Brief :: Omit all images. Transcribe the rest of the material below exactly.

___

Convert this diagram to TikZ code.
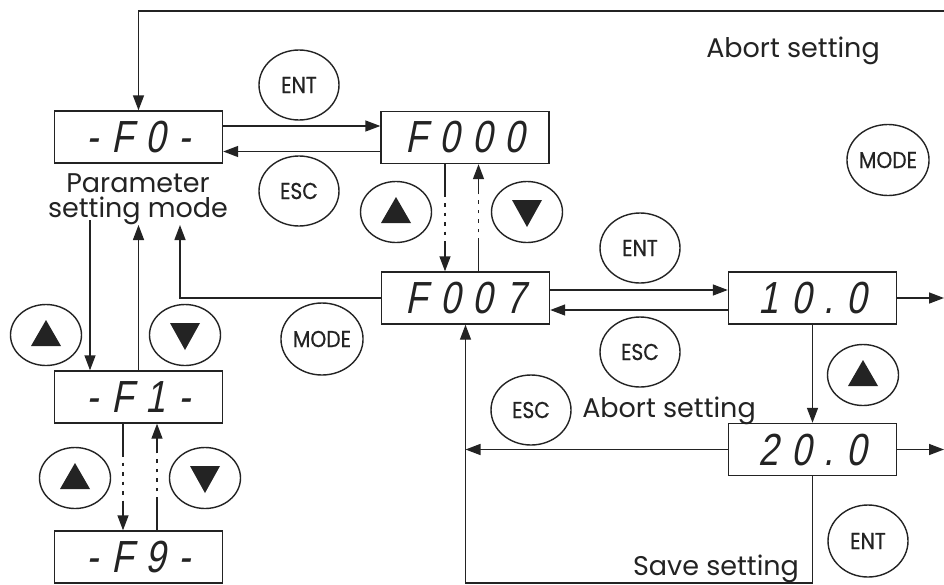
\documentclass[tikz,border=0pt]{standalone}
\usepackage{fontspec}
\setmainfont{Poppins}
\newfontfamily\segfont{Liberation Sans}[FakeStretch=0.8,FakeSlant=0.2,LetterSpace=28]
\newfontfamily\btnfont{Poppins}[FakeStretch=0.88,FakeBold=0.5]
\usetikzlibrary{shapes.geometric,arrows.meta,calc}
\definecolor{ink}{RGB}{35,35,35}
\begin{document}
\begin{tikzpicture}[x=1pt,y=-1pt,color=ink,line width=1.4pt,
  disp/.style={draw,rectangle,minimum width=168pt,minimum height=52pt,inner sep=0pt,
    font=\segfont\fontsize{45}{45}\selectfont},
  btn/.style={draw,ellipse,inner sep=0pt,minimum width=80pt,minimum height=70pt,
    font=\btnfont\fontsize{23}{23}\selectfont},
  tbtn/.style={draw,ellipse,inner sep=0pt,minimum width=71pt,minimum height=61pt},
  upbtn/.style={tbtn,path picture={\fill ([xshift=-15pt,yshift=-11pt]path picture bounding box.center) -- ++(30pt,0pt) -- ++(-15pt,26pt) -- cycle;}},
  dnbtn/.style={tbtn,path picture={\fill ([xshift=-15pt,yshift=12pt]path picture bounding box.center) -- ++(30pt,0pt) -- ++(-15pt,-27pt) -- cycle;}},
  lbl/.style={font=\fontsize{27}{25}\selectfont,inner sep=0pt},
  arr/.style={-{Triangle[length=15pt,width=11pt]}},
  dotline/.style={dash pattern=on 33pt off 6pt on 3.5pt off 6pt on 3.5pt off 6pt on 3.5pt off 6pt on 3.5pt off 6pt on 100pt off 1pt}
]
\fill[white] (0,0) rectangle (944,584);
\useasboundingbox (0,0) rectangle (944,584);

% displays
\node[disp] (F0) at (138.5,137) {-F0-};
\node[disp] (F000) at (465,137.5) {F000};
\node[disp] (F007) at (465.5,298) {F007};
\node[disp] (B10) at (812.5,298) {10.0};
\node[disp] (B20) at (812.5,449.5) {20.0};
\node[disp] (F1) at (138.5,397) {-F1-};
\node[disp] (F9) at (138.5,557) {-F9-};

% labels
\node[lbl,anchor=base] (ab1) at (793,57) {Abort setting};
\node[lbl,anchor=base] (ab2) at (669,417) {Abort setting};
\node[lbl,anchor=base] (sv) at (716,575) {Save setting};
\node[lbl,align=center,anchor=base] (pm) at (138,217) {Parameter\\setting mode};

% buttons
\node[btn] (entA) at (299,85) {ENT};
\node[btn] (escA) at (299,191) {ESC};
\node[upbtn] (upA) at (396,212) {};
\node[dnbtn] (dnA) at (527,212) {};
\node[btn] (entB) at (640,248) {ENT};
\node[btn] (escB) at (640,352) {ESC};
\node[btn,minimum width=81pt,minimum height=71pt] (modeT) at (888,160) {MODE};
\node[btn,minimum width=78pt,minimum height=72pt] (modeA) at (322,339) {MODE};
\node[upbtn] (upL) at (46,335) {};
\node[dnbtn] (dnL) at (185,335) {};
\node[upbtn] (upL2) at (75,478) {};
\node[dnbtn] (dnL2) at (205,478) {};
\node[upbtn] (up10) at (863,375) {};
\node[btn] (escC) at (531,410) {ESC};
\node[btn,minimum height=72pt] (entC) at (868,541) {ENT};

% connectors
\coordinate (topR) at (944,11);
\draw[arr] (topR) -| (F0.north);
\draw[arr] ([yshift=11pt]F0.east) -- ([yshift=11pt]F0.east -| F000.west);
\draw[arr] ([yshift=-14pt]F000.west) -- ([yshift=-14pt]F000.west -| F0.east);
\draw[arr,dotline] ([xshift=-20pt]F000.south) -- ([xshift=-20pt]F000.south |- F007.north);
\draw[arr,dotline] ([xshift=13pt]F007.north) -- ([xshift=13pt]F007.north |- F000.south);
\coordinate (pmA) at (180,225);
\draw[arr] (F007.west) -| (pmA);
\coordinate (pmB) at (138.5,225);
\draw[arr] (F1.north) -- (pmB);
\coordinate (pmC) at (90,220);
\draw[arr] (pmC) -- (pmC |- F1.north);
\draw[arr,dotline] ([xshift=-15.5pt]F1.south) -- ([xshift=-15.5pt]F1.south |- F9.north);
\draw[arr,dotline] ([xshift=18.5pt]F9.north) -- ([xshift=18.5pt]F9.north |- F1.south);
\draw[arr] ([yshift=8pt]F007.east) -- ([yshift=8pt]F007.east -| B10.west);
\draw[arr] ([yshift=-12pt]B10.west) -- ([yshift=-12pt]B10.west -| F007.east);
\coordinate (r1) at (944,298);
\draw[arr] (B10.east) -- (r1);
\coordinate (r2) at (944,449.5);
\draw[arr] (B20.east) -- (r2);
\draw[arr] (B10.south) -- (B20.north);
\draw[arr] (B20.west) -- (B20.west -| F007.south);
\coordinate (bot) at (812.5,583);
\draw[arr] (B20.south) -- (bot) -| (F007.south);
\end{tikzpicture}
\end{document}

___

Answer to the task ::
Convert this diagram to TikZ code.
\documentclass[tikz,border=0pt]{standalone}
\usepackage{fontspec}
\setmainfont{Poppins}
\newfontfamily\segfont{Liberation Sans}[FakeStretch=0.8,FakeSlant=0.2,LetterSpace=28]
\newfontfamily\btnfont{Poppins}[FakeStretch=0.88,FakeBold=0.5]
\usetikzlibrary{shapes.geometric,arrows.meta,calc}
\definecolor{ink}{RGB}{35,35,35}
\begin{document}
\begin{tikzpicture}[x=1pt,y=-1pt,color=ink,line width=1.4pt,
  disp/.style={draw,rectangle,minimum width=168pt,minimum height=52pt,inner sep=0pt,
    font=\segfont\fontsize{45}{45}\selectfont},
  btn/.style={draw,ellipse,inner sep=0pt,minimum width=80pt,minimum height=70pt,
    font=\btnfont\fontsize{23}{23}\selectfont},
  tbtn/.style={draw,ellipse,inner sep=0pt,minimum width=71pt,minimum height=61pt},
  upbtn/.style={tbtn,path picture={\fill ([xshift=-15pt,yshift=-11pt]path picture bounding box.center) -- ++(30pt,0pt) -- ++(-15pt,26pt) -- cycle;}},
  dnbtn/.style={tbtn,path picture={\fill ([xshift=-15pt,yshift=12pt]path picture bounding box.center) -- ++(30pt,0pt) -- ++(-15pt,-27pt) -- cycle;}},
  lbl/.style={font=\fontsize{27}{25}\selectfont,inner sep=0pt},
  arr/.style={-{Triangle[length=15pt,width=11pt]}},
  dotline/.style={dash pattern=on 33pt off 6pt on 3.5pt off 6pt on 3.5pt off 6pt on 3.5pt off 6pt on 3.5pt off 6pt on 100pt off 1pt}
]
\fill[white] (0,0) rectangle (944,584);
\useasboundingbox (0,0) rectangle (944,584);

% displays
\node[disp] (F0) at (138.5,137) {-F0-};
\node[disp] (F000) at (465,137.5) {F000};
\node[disp] (F007) at (465.5,298) {F007};
\node[disp] (B10) at (812.5,298) {10.0};
\node[disp] (B20) at (812.5,449.5) {20.0};
\node[disp] (F1) at (138.5,397) {-F1-};
\node[disp] (F9) at (138.5,557) {-F9-};

% labels
\node[lbl,anchor=base] (ab1) at (793,57) {Abort setting};
\node[lbl,anchor=base] (ab2) at (669,417) {Abort setting};
\node[lbl,anchor=base] (sv) at (716,575) {Save setting};
\node[lbl,align=center,anchor=base] (pm) at (138,217) {Parameter\\setting mode};

% buttons
\node[btn] (entA) at (299,85) {ENT};
\node[btn] (escA) at (299,191) {ESC};
\node[upbtn] (upA) at (396,212) {};
\node[dnbtn] (dnA) at (527,212) {};
\node[btn] (entB) at (640,248) {ENT};
\node[btn] (escB) at (640,352) {ESC};
\node[btn,minimum width=81pt,minimum height=71pt] (modeT) at (888,160) {MODE};
\node[btn,minimum width=78pt,minimum height=72pt] (modeA) at (322,339) {MODE};
\node[upbtn] (upL) at (46,335) {};
\node[dnbtn] (dnL) at (185,335) {};
\node[upbtn] (upL2) at (75,478) {};
\node[dnbtn] (dnL2) at (205,478) {};
\node[upbtn] (up10) at (863,375) {};
\node[btn] (escC) at (531,410) {ESC};
\node[btn,minimum height=72pt] (entC) at (868,541) {ENT};

% connectors
\coordinate (topR) at (944,11);
\draw[arr] (topR) -| (F0.north);
\draw[arr] ([yshift=11pt]F0.east) -- ([yshift=11pt]F0.east -| F000.west);
\draw[arr] ([yshift=-14pt]F000.west) -- ([yshift=-14pt]F000.west -| F0.east);
\draw[arr,dotline] ([xshift=-20pt]F000.south) -- ([xshift=-20pt]F000.south |- F007.north);
\draw[arr,dotline] ([xshift=13pt]F007.north) -- ([xshift=13pt]F007.north |- F000.south);
\coordinate (pmA) at (180,225);
\draw[arr] (F007.west) -| (pmA);
\coordinate (pmB) at (138.5,225);
\draw[arr] (F1.north) -- (pmB);
\coordinate (pmC) at (90,220);
\draw[arr] (pmC) -- (pmC |- F1.north);
\draw[arr,dotline] ([xshift=-15.5pt]F1.south) -- ([xshift=-15.5pt]F1.south |- F9.north);
\draw[arr,dotline] ([xshift=18.5pt]F9.north) -- ([xshift=18.5pt]F9.north |- F1.south);
\draw[arr] ([yshift=8pt]F007.east) -- ([yshift=8pt]F007.east -| B10.west);
\draw[arr] ([yshift=-12pt]B10.west) -- ([yshift=-12pt]B10.west -| F007.east);
\coordinate (r1) at (944,298);
\draw[arr] (B10.east) -- (r1);
\coordinate (r2) at (944,449.5);
\draw[arr] (B20.east) -- (r2);
\draw[arr] (B10.south) -- (B20.north);
\draw[arr] (B20.west) -- (B20.west -| F007.south);
\coordinate (bot) at (812.5,583);
\draw[arr] (B20.south) -- (bot) -| (F007.south);
\end{tikzpicture}
\end{document}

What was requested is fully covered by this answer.